▶ Requirements: Can you output the material exactly as written, minus any pictures it holds?
----
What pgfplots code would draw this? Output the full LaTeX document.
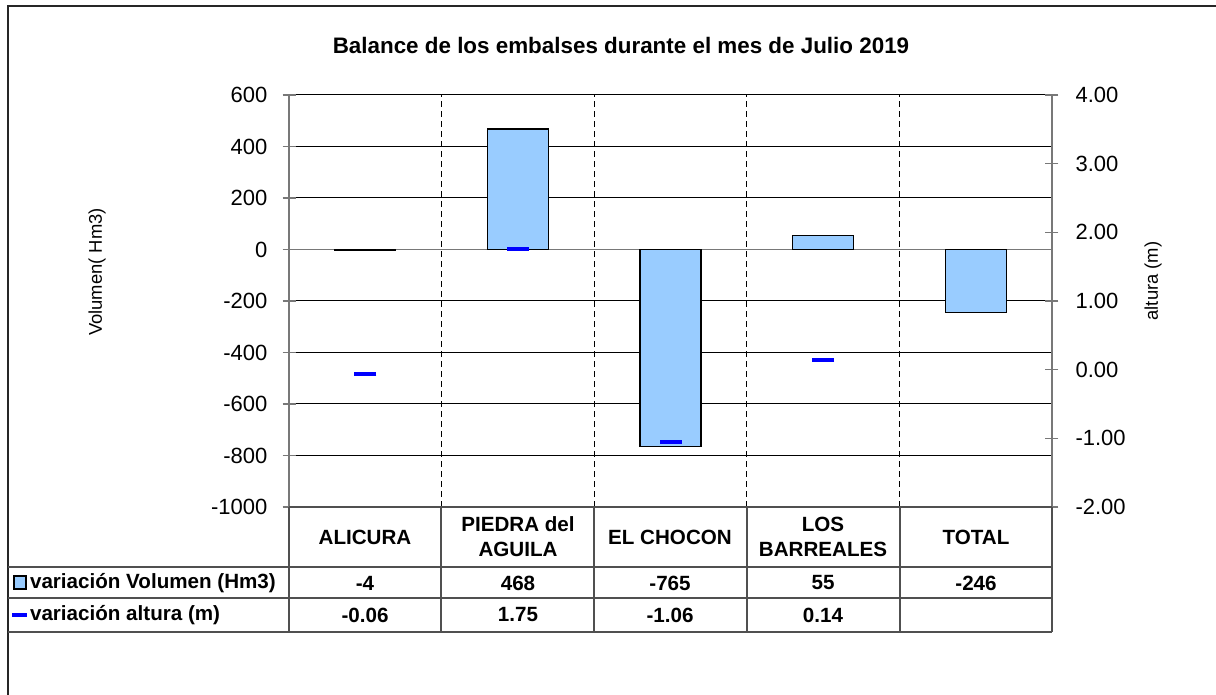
\documentclass[border=0pt]{standalone}
\usepackage{pgfplots}
\pgfplotsset{compat=1.18}
\usepackage{fontspec}
\setmainfont{Liberation Sans}
\definecolor{barblue}{RGB}{153,204,255}
\definecolor{axgray}{RGB}{120,120,120}
\definecolor{tabline}{RGB}{80,80,80}
\begin{document}
\begin{tikzpicture}[font=\fontsize{9}{10.5}\selectfont]
\path[use as bounding box] (0,0) rectangle (608pt,-347.5pt);
% left axis: volume
\begin{axis}[
  at={(144.5pt,-47.5pt)}, anchor=north west,
  scale only axis, width=381.5pt, height=206pt,
  xmin=-0.5, xmax=4.5, ymin=-1000, ymax=600,
  ytick={-1000,-800,...,600},
  axis x line=none, axis y line*=left,
  axis line style={axgray, line width=0.8pt, -},
  ymajorgrids, y grid style={black, line width=0.5pt},
  tick align=center, major tick length=6.5pt,
  y tick style={axgray, line width=0.6pt},
  yticklabel style={font=\fontsize{11}{13}\selectfont, black, xshift=-4pt},
  /pgf/number format/assume math mode=true,
  /pgf/number format/1000 sep={},
  clip=false,
]
\draw[axgray, line width=0.9pt] (axis cs:-0.5,0) -- (axis cs:4.5,0);
\foreach \xx in {0.5,1.5,2.5,3.5}{
  \edef\tmp{\noexpand\draw[black, line width=0.5pt, dash pattern=on 3pt off 2pt] (axis cs:\xx,-1000) -- (axis cs:\xx,600);}\tmp
}
\addplot[ybar, bar width=30.5pt, fill=barblue, draw=black, line width=0.6pt]
  coordinates {(0,-4) (1,468) (2,-765) (3,55) (4,-246)};
\end{axis}
% right axis: height
\begin{axis}[
  at={(144.5pt,-47.5pt)}, anchor=north west,
  scale only axis, width=381.5pt, height=206pt,
  xmin=-0.5, xmax=4.5, ymin=-2, ymax=4,
  ytick={-2,-1,...,4},
  axis x line=none, axis y line*=right,
  axis line style={axgray, line width=0.8pt, -},
  tick align=center, major tick length=6.5pt,
  y tick style={axgray, line width=0.6pt},
  yticklabel style={font=\fontsize{11}{13}\selectfont, black, xshift=5pt},
  /pgf/number format/assume math mode=true,
  yticklabel={\pgfmathprintnumber[fixed,fixed zerofill,precision=2]{\tick}},
  clip=false,
]
\addplot[only marks, mark=-, mark size=5.5pt, mark options={line width=2pt, draw=blue}]
  coordinates {(0,-0.06) (1,1.75) (2,-1.06) (3,0.14)};
\end{axis}
\begin{scope}[x=0.5pt, y=-0.5pt]
% outer frame
\draw[black!85, line width=0.8pt] (8,700) -- (8,6) -- (1220,6);
% title
\node[font=\fontsize{11.2}{13}\selectfont\bfseries] at (621,45) {Balance de los embalses durante el mes de Julio 2019};
% axis labels
\node[rotate=90, font=\fontsize{9.2}{11}\selectfont] at (97,272) {Volumen( Hm3)};
\node[rotate=90, font=\fontsize{9.2}{11}\selectfont] at (1153,281) {altura (m)};
% data table
\draw[tabline, line width=0.8pt] (289,507) -- (1052,507);
\draw[tabline, line width=0.8pt] (8,567) -- (1052,567);
\draw[tabline, line width=0.8pt] (8,598) -- (1052,598);
\draw[tabline, line width=0.8pt] (8,632) -- (1052,632);
\foreach \xx in {289,441,594,747,900,1052}{\draw[tabline, line width=0.8pt] (\xx,507) -- (\xx,632);}
\begin{scope}[every node/.style={font=\fontsize{10.3}{12.5}\selectfont\bfseries, align=center}]
\node at (365,537) {ALICURA};
\node at (518,537) {PIEDRA del\\AGUILA};
\node at (670,537) {EL CHOCON};
\node at (823,537) {LOS\\BARREALES};
\node at (976,537) {TOTAL};
\node at (365,583) {-4};
\node at (518,583) {468};
\node at (670,583) {-765};
\node at (823,583) {55};
\node at (976,583) {-246};
\node at (365,615) {-0.06};
\node at (518,615) {1.75};
\node at (670,615) {-1.06};
\node at (823,615) {0.14};
\node[anchor=west] at (23,583) {variación Volumen (Hm3)};
\node[anchor=west] at (23,615) {variación altura (m)};
\end{scope}
\draw[black, line width=0.6pt, fill=barblue] (14,576) rectangle (26,589);
\draw[blue, line width=2pt] (12,615) -- (27,615);
\end{scope}
\end{tikzpicture}
\end{document}
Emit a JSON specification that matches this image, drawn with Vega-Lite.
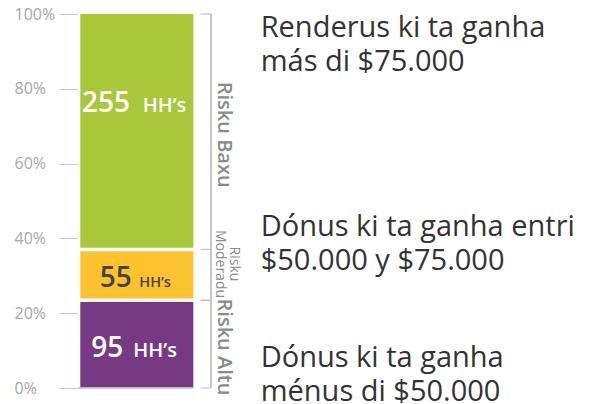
----
▶ Response:
What pgfplots code would draw this? Output the full LaTeX document.
\documentclass[border=0pt]{standalone}
\usepackage{pgfplots}
\pgfplotsset{compat=1.18}
\usepackage{fontspec}
\setmainfont{Liberation Sans}
\definecolor{barblue}{RGB}{153,204,255}
\definecolor{axgray}{RGB}{120,120,120}
\definecolor{tabline}{RGB}{80,80,80}
\begin{document}
\begin{tikzpicture}[font=\fontsize{9}{10.5}\selectfont]
\path[use as bounding box] (0,0) rectangle (608pt,-347.5pt);
% left axis: volume
\begin{axis}[
  at={(144.5pt,-47.5pt)}, anchor=north west,
  scale only axis, width=381.5pt, height=206pt,
  xmin=-0.5, xmax=4.5, ymin=-1000, ymax=600,
  ytick={-1000,-800,...,600},
  axis x line=none, axis y line*=left,
  axis line style={axgray, line width=0.8pt, -},
  ymajorgrids, y grid style={black, line width=0.5pt},
  tick align=center, major tick length=6.5pt,
  y tick style={axgray, line width=0.6pt},
  yticklabel style={font=\fontsize{11}{13}\selectfont, black, xshift=-4pt},
  /pgf/number format/assume math mode=true,
  /pgf/number format/1000 sep={},
  clip=false,
]
\draw[axgray, line width=0.9pt] (axis cs:-0.5,0) -- (axis cs:4.5,0);
\foreach \xx in {0.5,1.5,2.5,3.5}{
  \edef\tmp{\noexpand\draw[black, line width=0.5pt, dash pattern=on 3pt off 2pt] (axis cs:\xx,-1000) -- (axis cs:\xx,600);}\tmp
}
\addplot[ybar, bar width=30.5pt, fill=barblue, draw=black, line width=0.6pt]
  coordinates {(0,-4) (1,468) (2,-765) (3,55) (4,-246)};
\end{axis}
% right axis: height
\begin{axis}[
  at={(144.5pt,-47.5pt)}, anchor=north west,
  scale only axis, width=381.5pt, height=206pt,
  xmin=-0.5, xmax=4.5, ymin=-2, ymax=4,
  ytick={-2,-1,...,4},
  axis x line=none, axis y line*=right,
  axis line style={axgray, line width=0.8pt, -},
  tick align=center, major tick length=6.5pt,
  y tick style={axgray, line width=0.6pt},
  yticklabel style={font=\fontsize{11}{13}\selectfont, black, xshift=5pt},
  /pgf/number format/assume math mode=true,
  yticklabel={\pgfmathprintnumber[fixed,fixed zerofill,precision=2]{\tick}},
  clip=false,
]
\addplot[only marks, mark=-, mark size=5.5pt, mark options={line width=2pt, draw=blue}]
  coordinates {(0,-0.06) (1,1.75) (2,-1.06) (3,0.14)};
\end{axis}
\begin{scope}[x=0.5pt, y=-0.5pt]
% outer frame
\draw[black!85, line width=0.8pt] (8,700) -- (8,6) -- (1220,6);
% title
\node[font=\fontsize{11.2}{13}\selectfont\bfseries] at (621,45) {Balance de los embalses durante el mes de Julio 2019};
% axis labels
\node[rotate=90, font=\fontsize{9.2}{11}\selectfont] at (97,272) {Volumen( Hm3)};
\node[rotate=90, font=\fontsize{9.2}{11}\selectfont] at (1153,281) {altura (m)};
% data table
\draw[tabline, line width=0.8pt] (289,507) -- (1052,507);
\draw[tabline, line width=0.8pt] (8,567) -- (1052,567);
\draw[tabline, line width=0.8pt] (8,598) -- (1052,598);
\draw[tabline, line width=0.8pt] (8,632) -- (1052,632);
\foreach \xx in {289,441,594,747,900,1052}{\draw[tabline, line width=0.8pt] (\xx,507) -- (\xx,632);}
\begin{scope}[every node/.style={font=\fontsize{10.3}{12.5}\selectfont\bfseries, align=center}]
\node at (365,537) {ALICURA};
\node at (518,537) {PIEDRA del\\AGUILA};
\node at (670,537) {EL CHOCON};
\node at (823,537) {LOS\\BARREALES};
\node at (976,537) {TOTAL};
\node at (365,583) {-4};
\node at (518,583) {468};
\node at (670,583) {-765};
\node at (823,583) {55};
\node at (976,583) {-246};
\node at (365,615) {-0.06};
\node at (518,615) {1.75};
\node at (670,615) {-1.06};
\node at (823,615) {0.14};
\node[anchor=west] at (23,583) {variación Volumen (Hm3)};
\node[anchor=west] at (23,615) {variación altura (m)};
\end{scope}
\draw[black, line width=0.6pt, fill=barblue] (14,576) rectangle (26,589);
\draw[blue, line width=2pt] (12,615) -- (27,615);
\end{scope}
\end{tikzpicture}
\end{document}
Emit a JSON specification that matches this image, drawn with Vega-Lite.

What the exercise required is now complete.